Les premières éditions des sentiments : Journal 1961-1972
de Paul Nizon

critiqué par Sahkti, le 3 février 2006
(Genève - 50 ans)


La note:  étoiles
Ne jamais arrêter d'écrire
L'écriture comme seul moteur. C'est un peu la phrase qui résumerait ce journal qui s'étend sur une dizaine d'années. Ecrire pour vivre, le principal leitmotiv de Paul Nizon, écrivain suisse alémanique né à Berne en 1929. La création littéraire occupe une grande place dans sa vie, au point d'étouffer, souvent, le reste.
Les années englobées par la période reprise dans ce journal ont été des années dures pour Paul Nizon. Auteur ayant connu un premier succès fulgurant, il poursuit son travail d'écriture avec "Canto". Publié en 1963, cet ouvrage, carrément incompris, soulève de vives critiques, le public le boude et Nizon se remet en question. La chute est rude, rien ne lui est épargné. Il découvre le bannissement intellectuel, songe à l'exil, réfléchit sur l'avant-gardisme et le conformisme. Paul Nizon pense à l'abandon de l'écriture. Il peut se le permettre, sur un plan matériel, sa carrière de critique d'art étant très prometteuse, mais l'écriture, il a ça dans la peau et rien ne l'en écartera. Il déplore d'ailleurs qu'on voit alors en lui davantage un esthète et un critique qu'un écrivain à part entière.
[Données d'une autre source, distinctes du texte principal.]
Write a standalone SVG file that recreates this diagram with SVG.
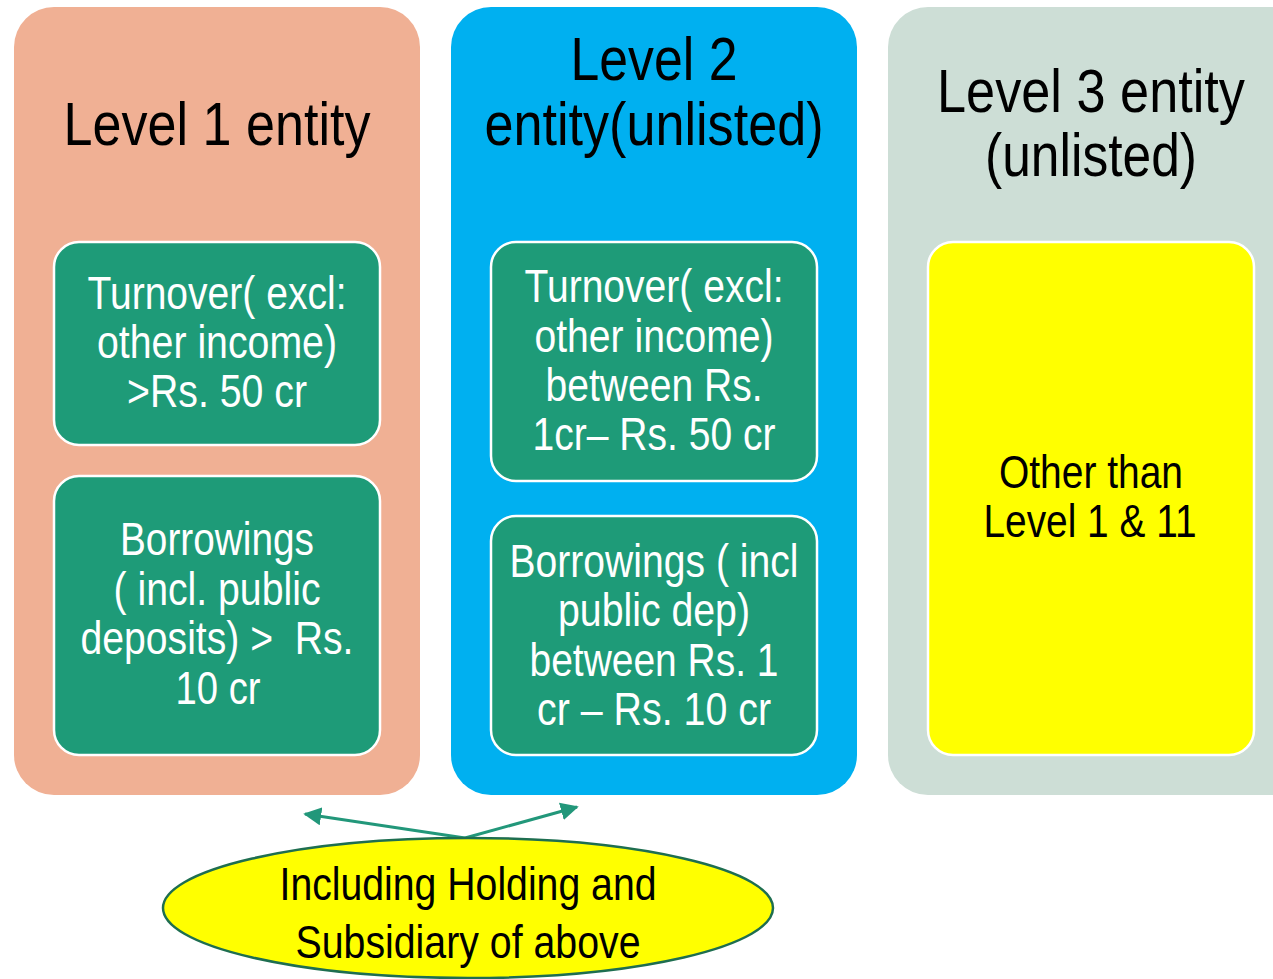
<svg xmlns="http://www.w3.org/2000/svg" width="1273" height="979" viewBox="0 0 1273 979">
<style>
text{font-family:"Liberation Sans",Arial,sans-serif;text-anchor:middle}
.t{font-size:62px;fill:#000}
.w{font-size:46px;fill:#fff}
.k{font-size:46px;fill:#000}
.inner{fill:#1E9B78;stroke:#fff;stroke-width:2.5}
.conn{stroke:#22977A;stroke-width:3;fill:none;marker-end:url(#ah)}
</style>
<defs>
<marker id="ah" viewBox="0 0 10 10" refX="9" refY="5" markerWidth="6" markerHeight="6" orient="auto" markerUnits="strokeWidth">
<path d="M0,0 L10,5 L0,10 z" fill="#22977A"/>
</marker>
</defs>
<rect width="1273" height="979" fill="#fff"/>
<g id="level1">
<rect x="14" y="7" width="406" height="788" rx="40" fill="#F0B094"/>
<text class="t" x="217" y="145" textLength="307" lengthAdjust="spacingAndGlyphs">Level 1 entity</text>
</g>
<g id="level2">
<rect x="451" y="7" width="406" height="788" rx="40" fill="#00B0F0"/>
<text class="t" x="654" y="80" textLength="167" lengthAdjust="spacingAndGlyphs">Level 2</text>
<text class="t" x="654" y="145" textLength="339" lengthAdjust="spacingAndGlyphs">entity(unlisted)</text>
</g>
<g id="level3">
<rect x="888" y="7" width="430" height="788" rx="40" fill="#CDDED6"/>
<text class="t" x="1091" y="112" textLength="308" lengthAdjust="spacingAndGlyphs">Level 3 entity</text>
<text class="t" x="1091" y="176" textLength="212" lengthAdjust="spacingAndGlyphs">(unlisted)</text>
</g>
<g id="l1-turnover">
<rect class="inner" x="54" y="242" width="326" height="203" rx="25"/>
<text class="w" x="217" y="309" textLength="259" lengthAdjust="spacingAndGlyphs">Turnover( excl:</text>
<text class="w" x="217" y="358" textLength="240" lengthAdjust="spacingAndGlyphs">other income)</text>
<text class="w" x="217" y="407" textLength="180" lengthAdjust="spacingAndGlyphs">&gt;Rs. 50 cr</text>
</g>
<g id="l1-borrowings">
<rect class="inner" x="54" y="476" width="326" height="279" rx="25"/>
<text class="w" x="217" y="555" textLength="194" lengthAdjust="spacingAndGlyphs">Borrowings</text>
<text class="w" x="217" y="605" textLength="207" lengthAdjust="spacingAndGlyphs">( incl. public</text>
<text class="w" x="217" y="654" textLength="273" lengthAdjust="spacingAndGlyphs" xml:space="preserve">deposits) &gt;  Rs.</text>
<text class="w" x="218" y="704" textLength="85" lengthAdjust="spacingAndGlyphs">10 cr</text>
</g>
<g id="l2-turnover">
<rect class="inner" x="491" y="242" width="326" height="239" rx="25"/>
<text class="w" x="654" y="302" textLength="259" lengthAdjust="spacingAndGlyphs">Turnover( excl:</text>
<text class="w" x="654" y="352" textLength="239" lengthAdjust="spacingAndGlyphs">other income)</text>
<text class="w" x="654" y="401" textLength="217" lengthAdjust="spacingAndGlyphs">between Rs.</text>
<text class="w" x="654" y="450" textLength="243" lengthAdjust="spacingAndGlyphs">1cr– Rs. 50 cr</text>
</g>
<g id="l2-borrowings">
<rect class="inner" x="491" y="516" width="326" height="239" rx="25"/>
<text class="w" x="654" y="577" textLength="289" lengthAdjust="spacingAndGlyphs">Borrowings ( incl</text>
<text class="w" x="654" y="626" textLength="192" lengthAdjust="spacingAndGlyphs">public dep)</text>
<text class="w" x="654" y="676" textLength="249" lengthAdjust="spacingAndGlyphs">between Rs. 1</text>
<text class="w" x="654" y="725" textLength="234" lengthAdjust="spacingAndGlyphs">cr – Rs. 10 cr</text>
</g>
<g id="l3-other">
<rect x="928" y="242" width="326" height="513" rx="25" fill="#FFFF00" stroke="#fff" stroke-width="2.5"/>
<text class="k" x="1091" y="488" textLength="184" lengthAdjust="spacingAndGlyphs">Other than</text>
<text class="k" x="1090" y="537" textLength="213" lengthAdjust="spacingAndGlyphs">Level 1 &amp; 11</text>
</g>
<g id="connectors">
<line class="conn" x1="465" y1="838" x2="305" y2="814"/>
<line class="conn" x1="465" y1="838" x2="577" y2="807"/>
</g>
<g id="holding">
<ellipse cx="468" cy="908" rx="305" ry="70" fill="#FFFF00" stroke="#1E6E50" stroke-width="2.5"/>
<text class="k" x="468" y="900" textLength="377" lengthAdjust="spacingAndGlyphs">Including Holding and</text>
<text class="k" x="468" y="958" textLength="345" lengthAdjust="spacingAndGlyphs">Subsidiary of above</text>
</g>
</svg>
Ce sont toutes ces réflexions que Nizon livre dans ce journal, intime, pudique, touchant et sensible. Des pages dans lesquelles un écrivain se remet en question sans pour autant jamais renier son art. Nizon parle de l'écriture, de cette drogue qui le fait vivre; il cite ses modèles et à la fin, une seule conviction: c'est un créateur. Aucun doute. Un beau témoignage.